Okay... So, I've seen a few of these float around and it's a good practice. Not a lot of people consciously think about this stuff. Here goes lol I don't mean to step on any toes, and this is by no means anything but my personal opinion. It may seem a bit harsh to some, but please, actually consider it. And if it's still too harsh, I'm sure there are millions of guys who will disagree with this and you have your choosing of them ;p *wink, wonk* By the way, we should also do turn-on's ;p Oh, and I'm just putting random quotes in between these blocks haha I don't feel like finding appropriate images ;D
I would like to start out with.... I'm an adult. WE'RE effing adults. BE a freaking adult. I can't afford to have a shallow relationship anymore. I'm not in high school where I'm just a horny guy going off mainly looks. And in all honesty, I never was that type. I grew up on relationships were special things. Women were to be treated with utmost respect. Kisses meant something. Holding hands was special. Sex was the ultimate showing of love. Could you tell me how rare that upbringing seemingly is? Haha Anywho. I'm at the point where I need somebody who will advance me, both as an individual and in life. Somebody who will challenge me. Somebody who has goals and is actively pursuing them.
Turn off #1: Laziness. And I'm not talking about on your days off or free time either. Unless you don't have a job or go to school, and you aren't making an effort to do anything. I can't stand that. Do something. If something needs to be done, do it. You're no longer a child to where you should cut corners and avoid doing something because you don't feel like it. We're adults.

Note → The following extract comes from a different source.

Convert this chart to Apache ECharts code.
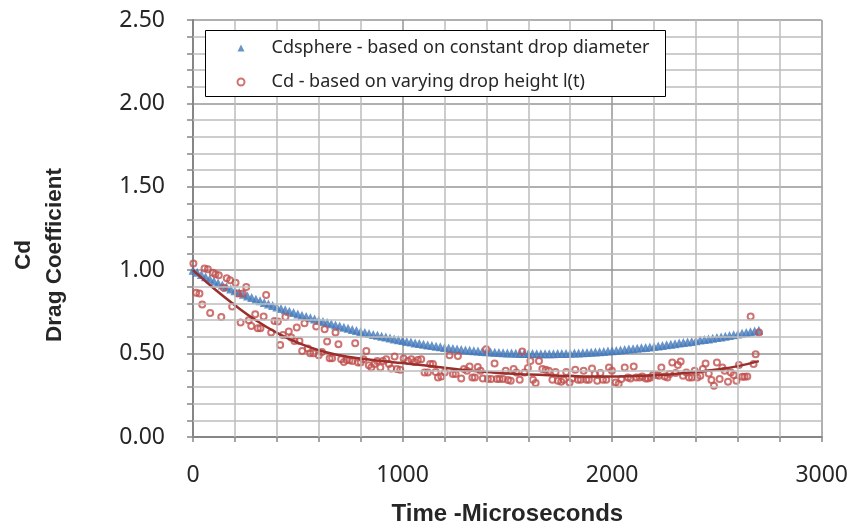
<!DOCTYPE html>
<html>
<head>
<meta charset="utf-8">
<script src="https://cdn.jsdelivr.net/npm/echarts@6/dist/echarts.min.js"></script>
<style>html,body{margin:0;padding:0;background:#fff}#c{width:851px;height:531px}</style>
</head>
<body>
<div id="c"></div>
<script>
// Cdsphere - based on constant drop diameter
const sphereTime = [0,20,40,60,80,100,120,140,160,180,200,220,240,260,280,300,320,340,360,380,400,420,440,460,480,500,520,540,560,580,600,620,640,660,680,700,720,740,760,780,800,820,840,860,880,900,920,940,960,980,1000,1020,1040,1060,1080,1100,1120,1140,1160,1180,1200,1220,1240,1260,1280,1300,1320,1340,1360,1380,1400,1420,1440,1460,1480,1500,1520,1540,1560,1580,1600,1620,1640,1660,1680,1700,1720,1740,1760,1780,1800,1820,1840,1860,1880,1900,1920,1940,1960,1980,2000,2020,2040,2060,2080,2100,2120,2140,2160,2180,2200,2220,2240,2260,2280,2300,2320,2340,2360,2380,2400,2420,2440,2460,2480,2500,2520,2540,2560,2580,2600,2620,2640,2660,2680,2700];
const sphereCd = [1.000,0.987,0.974,0.961,0.948,0.935,0.923,0.911,0.899,0.888,0.877,0.866,0.856,0.846,0.836,0.826,0.817,0.807,0.798,0.789,0.780,0.771,0.763,0.754,0.746,0.738,0.730,0.722,0.715,0.707,0.700,0.693,0.686,0.679,0.672,0.665,0.658,0.652,0.645,0.639,0.633,0.627,0.621,0.615,0.610,0.604,0.599,0.593,0.588,0.583,0.578,0.573,0.569,0.564,0.560,0.556,0.552,0.548,0.544,0.541,0.537,0.534,0.531,0.528,0.525,0.522,0.520,0.517,0.515,0.513,0.511,0.509,0.508,0.506,0.505,0.504,0.503,0.502,0.501,0.500,0.500,0.500,0.499,0.499,0.499,0.499,0.499,0.500,0.500,0.501,0.502,0.503,0.504,0.505,0.507,0.508,0.510,0.511,0.513,0.515,0.517,0.519,0.522,0.524,0.527,0.529,0.532,0.535,0.537,0.540,0.543,0.546,0.549,0.553,0.556,0.559,0.563,0.566,0.570,0.573,0.577,0.581,0.585,0.588,0.592,0.596,0.600,0.604,0.608,0.613,0.617,0.622,0.626,0.631,0.635,0.640];

// Cd - based on varying drop height l(t)
const dropTime = [2,15,31,44,55,71,82,95,107,123,135,147,161,177,187,203,214,227,238,254,266,278,297,309,322,337,349,373,389,405,416,429,441,457,469,484,495,508,521,532,548,559,575,588,600,615,628,640,652,664,680,694,707,720,734,747,760,774,787,800,814,827,839,851,866,879,894,906,922,935,946,962,973,989,1005,1025,1042,1057,1073,1089,1105,1121,1132,1145,1158,1169,1185,1201,1224,1240,1253,1264,1280,1293,1307,1320,1333,1345,1359,1372,1383,1399,1407,1423,1439,1450,1463,1479,1492,1503,1516,1530,1543,1559,1571,1582,1598,1610,1622,1635,1651,1667,1683,1698,1715,1730,1741,1757,1769,1781,1797,1810,1824,1837,1850,1864,1877,1889,1904,1917,1929,1944,1956,1972,1985,1999,2017,2031,2044,2060,2075,2088,2103,2115,2131,2144,2160,2171,2184,2195,2211,2223,2235,2251,2264,2274,2287,2303,2314,2327,2338,2354,2367,2381,2394,2407,2421,2433,2446,2461,2474,2486,2500,2513,2526,2537,2553,2566,2580,2593,2605,2621,2632,2645,2661,2675,2685,2701];
const dropCd = [1.04,0.865,0.86,0.795,1.01,1.005,0.743,0.985,0.975,0.969,0.72,0.895,0.951,0.939,0.783,0.925,0.86,0.686,0.86,0.899,0.70,0.666,0.736,0.652,0.652,0.722,0.851,0.626,0.696,0.692,0.552,0.612,0.72,0.632,0.596,0.576,0.656,0.576,0.516,0.682,0.53,0.502,0.502,0.662,0.49,0.51,0.646,0.572,0.472,0.472,0.626,0.556,0.466,0.45,0.462,0.46,0.456,0.562,0.447,0.447,0.466,0.516,0.43,0.417,0.437,0.456,0.417,0.456,0.466,0.437,0.411,0.483,0.407,0.403,0.47,0.456,0.466,0.45,0.462,0.466,0.387,0.387,0.437,0.437,0.39,0.357,0.363,0.387,0.49,0.377,0.377,0.486,0.351,0.407,0.397,0.423,0.357,0.357,0.42,0.397,0.351,0.526,0.347,0.347,0.441,0.347,0.347,0.347,0.397,0.341,0.337,0.407,0.387,0.343,0.513,0.387,0.413,0.456,0.343,0.323,0.456,0.407,0.403,0.397,0.343,0.39,0.337,0.331,0.343,0.39,0.327,0.351,0.403,0.343,0.343,0.397,0.343,0.343,0.411,0.377,0.337,0.383,0.343,0.343,0.417,0.397,0.327,0.317,0.347,0.417,0.357,0.351,0.423,0.357,0.357,0.363,0.351,0.351,0.357,0.371,0.371,0.367,0.417,0.363,0.357,0.377,0.447,0.383,0.431,0.453,0.367,0.387,0.357,0.357,0.397,0.357,0.367,0.407,0.441,0.381,0.341,0.307,0.447,0.347,0.417,0.397,0.331,0.387,0.371,0.337,0.431,0.361,0.361,0.363,0.722,0.437,0.496,0.626];

// Trendline through Cd (varying drop height)
const trendTime = [0,100,200,300,400,500,600,700,800,900,1000,1100,1200,1300,1400,1500,1600,1700,1800,1900,2000,2100,2200,2300,2400,2500,2600,2700];
const trendCd = [1.0,0.89,0.79,0.70,0.625,0.565,0.52,0.49,0.47,0.455,0.443,0.43,0.415,0.40,0.39,0.38,0.375,0.37,0.365,0.362,0.362,0.365,0.37,0.378,0.39,0.405,0.425,0.455];

// Minor gridline positions (between the labelled major ticks)
const minorXGrid = [200,400,600,800,1200,1400,1600,1800,2200,2400,2600,2800];
const minorYGrid = [0.1,0.2,0.3,0.4,0.6,0.7,0.8,0.9,1.1,1.2,1.3,1.4,1.6,1.7,1.8,1.9,2.1,2.2,2.3,2.4];

const legendNames = ['Cdsphere - based on constant drop diameter','Cd - based on varying drop height l(t)'];
const xTitle = 'Time -Microseconds';
const yTitle1 = 'Cd';
const yTitle2 = 'Drag Coefficient';

const zip = (a,b) => a.map((v,i)=>[v,b[i]]);
const FONT = '"Noto Sans", "Open Sans", sans-serif';
const BOLD = '"Liberation Sans", Arial, sans-serif';
const minor = '#bcbcbc', major = '#969696', axisCol = '#868686';

const chart = echarts.init(document.getElementById('c'), null, {renderer:'canvas'});
chart.setOption({
  animation:false,
  backgroundColor:'#fff',
  grid:{left:193, right:29, top:20, bottom:93, containLabel:false},
  xAxis:{
    type:'value', min:0, max:3000, interval:1000,
    name:xTitle, nameLocation:'middle', nameGap:65,
    nameTextStyle:{fontFamily:BOLD, fontWeight:'bold', fontSize:24, color:'#262626'},
    axisLine:{show:true, onZero:false, lineStyle:{color:axisCol, width:2}},
    axisTick:{show:true, length:5, lineStyle:{color:axisCol, width:1.5}},
    minorTick:{show:true, splitNumber:5, length:5, lineStyle:{color:axisCol, width:1.5}},
    axisLabel:{margin:27, fontFamily:FONT, fontSize:23, color:'#262626', formatter:v=>String(v)},
    splitLine:{show:true, lineStyle:{color:major, width:1.5}}
  },
  yAxis:{
    type:'value', min:0, max:2.5, interval:0.5,
    axisLine:{show:true, onZero:false, lineStyle:{color:axisCol, width:2}},
    axisTick:{show:true, length:6, lineStyle:{color:axisCol, width:1.5}},
    minorTick:{show:true, splitNumber:5, length:6, lineStyle:{color:axisCol, width:1.5}},
    axisLabel:{margin:28, fontFamily:FONT, fontSize:23, color:'#262626', formatter:v=>v.toFixed(2)},
    splitLine:{show:true, lineStyle:{color:major, width:1.5}}
  },
  legend:{
    data:legendNames, orient:'vertical', left:236.5, top:37, padding:0,
    itemWidth:7, itemHeight:7, itemGap:12, z:20,
    textStyle:{fontFamily:FONT, fontSize:18, color:'#262626', lineHeight:22, padding:[0,0,0,22]}
  },
  graphic:[
    {type:'rect', z:15, shape:{x:205.5, y:30.5, width:460, height:66}, style:{fill:'#fff', stroke:'#000', lineWidth:1}},
    {type:'text', z:15, x:24, y:255, rotation:Math.PI/2, style:{text:yTitle1, fontFamily:BOLD, fontWeight:'bold', fontSize:22.5, fill:'#262626', textAlign:'center', textVerticalAlign:'middle'}},
    {type:'text', z:15, x:55, y:255, rotation:Math.PI/2, style:{text:yTitle2, fontFamily:BOLD, fontWeight:'bold', fontSize:22.5, fill:'#262626', textAlign:'center', textVerticalAlign:'middle'}}
  ],
  series:[
    {name:'minorGrid', type:'line', data:[], z:1, silent:true,
     markLine:{silent:true, symbol:['none','none'], animation:false, label:{show:false},
       lineStyle:{color:minor, width:1.5, type:'solid'},
       data:[...minorXGrid.map(v=>({xAxis:v})), ...minorYGrid.map(v=>({yAxis:v}))]}},
    {name:legendNames[0], type:'scatter', symbol:'triangle', symbolSize:9, z:2,
     itemStyle:{color:'#4479BA'}, data:zip(sphereTime, sphereCd)},
    {name:legendNames[1], type:'scatter', symbol:'circle', symbolSize:6, z:3,
     itemStyle:{color:'rgba(255,255,255,0)', borderColor:'#C0504D', borderWidth:2}, data:zip(dropTime, dropCd)},
    {name:'trend', type:'line', smooth:true, showSymbol:false, z:4,
     lineStyle:{color:'#9B2F2C', width:2.5}, data:zip(trendTime, trendCd)}
  ]
});
</script>
</body>
</html>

Turn off #2: Being... Uneducated. I wanted to put "being useless" but that seemed too harsh! This whole, "I don't cook or clean, nor do I go to work or school. I can't handle money and I have no priorities over social media or partying." Okay... I believe there are four things everybody should be able to do: Feed themselves. Run the basics of a household. Defend themselves. Basic mechanics. If you can't cook or clean and don't work or otherwise contribute to a relationship, then that's not your boyfriend or girlfriend. That's another parent/guardian. They're coddling you. Basically raising you again.
Turn off #3: Inconsistency and leading on. Inconsistency is one of my main ones. People may consider consistency boring, but I don't. It falls under the, "Don't play games with me" and "mixed signals". These games.... Ugh. I completely understand we all have bad days. I know I'm not always a ray of sunshine. But I'm at least consistent and prompt. Anybody who knows me, knows I'm cordial to everybody. I'm always looking to make a witty or sarcastic remark. I over-overthink everything and I am always going to be calm and calculating. I always try to be as efficient and helpful as I can be. I'm always there for people unless I have work or school. Either you want to be with me or you don't. Either you care or you don't. I'm not your plaything. At the time of initially saying you want to be with me, that is understood that you know how I am and that you're serious. I won't wait around for you while you're deciding between me or another option. Just let me know, so I can drop you from my life and move on.
Turn off #4: Partying, Drinking, doing drugs and Smoking. Now, this is personal. I understand that people enjoy it, I don't. And I'm not saying I'm against people doing it! Go, have fun! Just, personally, I don't like it.
Turn off #5: Social Media Whoring. The way some people socialize by adding anybody and everyone on Facebook when they say hi to them.... It's a constant stream of guys flowing through their life. From the outside, I don't need to deal with that. That is way too risky. And that's not even taking into account jealousy or paranoia of cheating. That's just straight up suspect. They're so used to flirting with or talking to, whatever is done with them, that I'm supposed to accept that she won't continue it through any possible dating stage that happens? Suddenly, they'll just flip a switch and settle down with one person? It's not worth it. I date one person at a time. They talk to at least 6 people at once, weighing their options while in the situation. I'm not saying what they do is bad or gross or that they're whores, I'm just saying that what they do, and what people like them do, isn't for me. I don't like that approach.